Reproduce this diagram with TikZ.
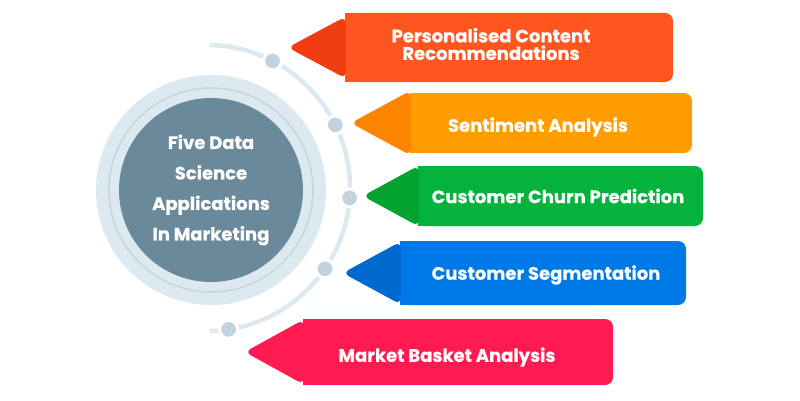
\documentclass[tikz,border=0pt]{standalone}
\usepackage{fontspec}
\setmainfont{Poppins}[BoldFeatures={FakeBold=0.4}]
\usepackage{tikz}
\usetikzlibrary{positioning,calc}

\definecolor{ringlight}{HTML}{DCE9F0}
\definecolor{ringline}{HTML}{C3D5DF}
\definecolor{hubcol}{HTML}{6A8A9B}
\definecolor{dotcol}{HTML}{C2D3DE}
\definecolor{redbody}{HTML}{FF5620}
\definecolor{redtip}{HTML}{F03E10}
\definecolor{orangebody}{HTML}{FF9D00}
\definecolor{orangetip}{HTML}{FF8500}
\definecolor{greenbody}{HTML}{03B33C}
\definecolor{greentip}{HTML}{04A22E}
\definecolor{bluebody}{HTML}{0079E8}
\definecolor{bluetip}{HTML}{0069CF}
\definecolor{pinkbody}{HTML}{FF1B52}

\begin{document}
\begin{tikzpicture}[x=1pt, y=1pt,
    appbox/.style={rectangle, rounded corners=8pt, inner sep=0pt},
    applabel/.style={text=white, align=center, font=\fontsize{18}{17.5}\selectfont\bfseries},
    dot/.style={circle, fill=dotcol, draw=white, line width=3pt, inner sep=0pt, minimum size=18pt},
    arcline/.style={draw=ringlight, line width=4.5pt}]
    \useasboundingbox (0,0) rectangle (800,400);
    \fill[white] (0,0) rectangle (800,400);
        % hub circle
        \node[circle, fill=ringlight, minimum size=230pt] (ring) at (211,210) {};
        \node[circle, draw=ringline, line width=1.5pt, minimum size=204pt] (ringin) at (ring) {};
        \node[circle, fill=hubcol, minimum size=184pt, text=white, align=center,
              font=\fontsize{18}{30.5}\selectfont\bfseries] (hub) at (ring) {Five Data\\Science\\Applications\\In Marketing};
        % arc with dots
        \coordinate (arcc) at (207,212);
        \draw[arcline] ($(arcc)+(89:143)$) arc[start angle=89, end angle=-89, radius=143];
        \foreach \a [count=\k] in {62.7, 26.2, -4, -34.4, -81.3}
            \node[dot] (d\k) at ($(arcc)+(\a:143)$) {};
        % pencil arrows: body, tip, label
        \foreach \i/\cx/\cy/\w/\h/\tl/\tb/\lx/\ly/\bcol/\tcol/\txt in {
            1/509/352.5/328/69/57/31/491/356/redbody/redtip/{Personalised Content\\Recommendations},
            2/551/277/282/60/59/32.5/538/273/orangebody/orangetip/{Sentiment Analysis},
            3/560.5/204/285/60/55/30.5/558/204/greenbody/greentip/{Customer Churn Prediction},
            4/543/127/286/64/57/31.5/546/125/bluebody/bluetip/{Customer Segmentation},
            5/458/48/310/66/58/32.5/447/43/pinkbody/pinkbody/{Market Basket Analysis}} {
            \node[appbox, fill=\bcol, minimum width=\w pt, minimum height=\h pt] (p\i) at (\cx,\cy) {};
            \fill[\bcol] (p\i.north west) rectangle ($(p\i.south west)+(10,0)$);
            \coordinate (t\i) at ($(p\i.west)+(-\tl,0)$);
            \fill[\tcol, rounded corners=7pt] ($(p\i.west)+(1,\tb)$) -- (t\i) -- ($(p\i.west)+(1,-\tb)$) -- cycle;
            \node[applabel] (l\i) at (\lx,\ly) {\txt};
        }
\end{tikzpicture}
\end{document}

****************************************

◆ Task goal:
Pictures are excluded; output everything else in the data verbatim.

◆ Solution to the exercise:
Reproduce this diagram with TikZ.
\documentclass[tikz,border=0pt]{standalone}
\usepackage{fontspec}
\setmainfont{Poppins}[BoldFeatures={FakeBold=0.4}]
\usepackage{tikz}
\usetikzlibrary{positioning,calc}

\definecolor{ringlight}{HTML}{DCE9F0}
\definecolor{ringline}{HTML}{C3D5DF}
\definecolor{hubcol}{HTML}{6A8A9B}
\definecolor{dotcol}{HTML}{C2D3DE}
\definecolor{redbody}{HTML}{FF5620}
\definecolor{redtip}{HTML}{F03E10}
\definecolor{orangebody}{HTML}{FF9D00}
\definecolor{orangetip}{HTML}{FF8500}
\definecolor{greenbody}{HTML}{03B33C}
\definecolor{greentip}{HTML}{04A22E}
\definecolor{bluebody}{HTML}{0079E8}
\definecolor{bluetip}{HTML}{0069CF}
\definecolor{pinkbody}{HTML}{FF1B52}

\begin{document}
\begin{tikzpicture}[x=1pt, y=1pt,
    appbox/.style={rectangle, rounded corners=8pt, inner sep=0pt},
    applabel/.style={text=white, align=center, font=\fontsize{18}{17.5}\selectfont\bfseries},
    dot/.style={circle, fill=dotcol, draw=white, line width=3pt, inner sep=0pt, minimum size=18pt},
    arcline/.style={draw=ringlight, line width=4.5pt}]
    \useasboundingbox (0,0) rectangle (800,400);
    \fill[white] (0,0) rectangle (800,400);
        % hub circle
        \node[circle, fill=ringlight, minimum size=230pt] (ring) at (211,210) {};
        \node[circle, draw=ringline, line width=1.5pt, minimum size=204pt] (ringin) at (ring) {};
        \node[circle, fill=hubcol, minimum size=184pt, text=white, align=center,
              font=\fontsize{18}{30.5}\selectfont\bfseries] (hub) at (ring) {Five Data\\Science\\Applications\\In Marketing};
        % arc with dots
        \coordinate (arcc) at (207,212);
        \draw[arcline] ($(arcc)+(89:143)$) arc[start angle=89, end angle=-89, radius=143];
        \foreach \a [count=\k] in {62.7, 26.2, -4, -34.4, -81.3}
            \node[dot] (d\k) at ($(arcc)+(\a:143)$) {};
        % pencil arrows: body, tip, label
        \foreach \i/\cx/\cy/\w/\h/\tl/\tb/\lx/\ly/\bcol/\tcol/\txt in {
            1/509/352.5/328/69/57/31/491/356/redbody/redtip/{Personalised Content\\Recommendations},
            2/551/277/282/60/59/32.5/538/273/orangebody/orangetip/{Sentiment Analysis},
            3/560.5/204/285/60/55/30.5/558/204/greenbody/greentip/{Customer Churn Prediction},
            4/543/127/286/64/57/31.5/546/125/bluebody/bluetip/{Customer Segmentation},
            5/458/48/310/66/58/32.5/447/43/pinkbody/pinkbody/{Market Basket Analysis}} {
            \node[appbox, fill=\bcol, minimum width=\w pt, minimum height=\h pt] (p\i) at (\cx,\cy) {};
            \fill[\bcol] (p\i.north west) rectangle ($(p\i.south west)+(10,0)$);
            \coordinate (t\i) at ($(p\i.west)+(-\tl,0)$);
            \fill[\tcol, rounded corners=7pt] ($(p\i.west)+(1,\tb)$) -- (t\i) -- ($(p\i.west)+(1,-\tb)$) -- cycle;
            \node[applabel] (l\i) at (\lx,\ly) {\txt};
        }
\end{tikzpicture}
\end{document}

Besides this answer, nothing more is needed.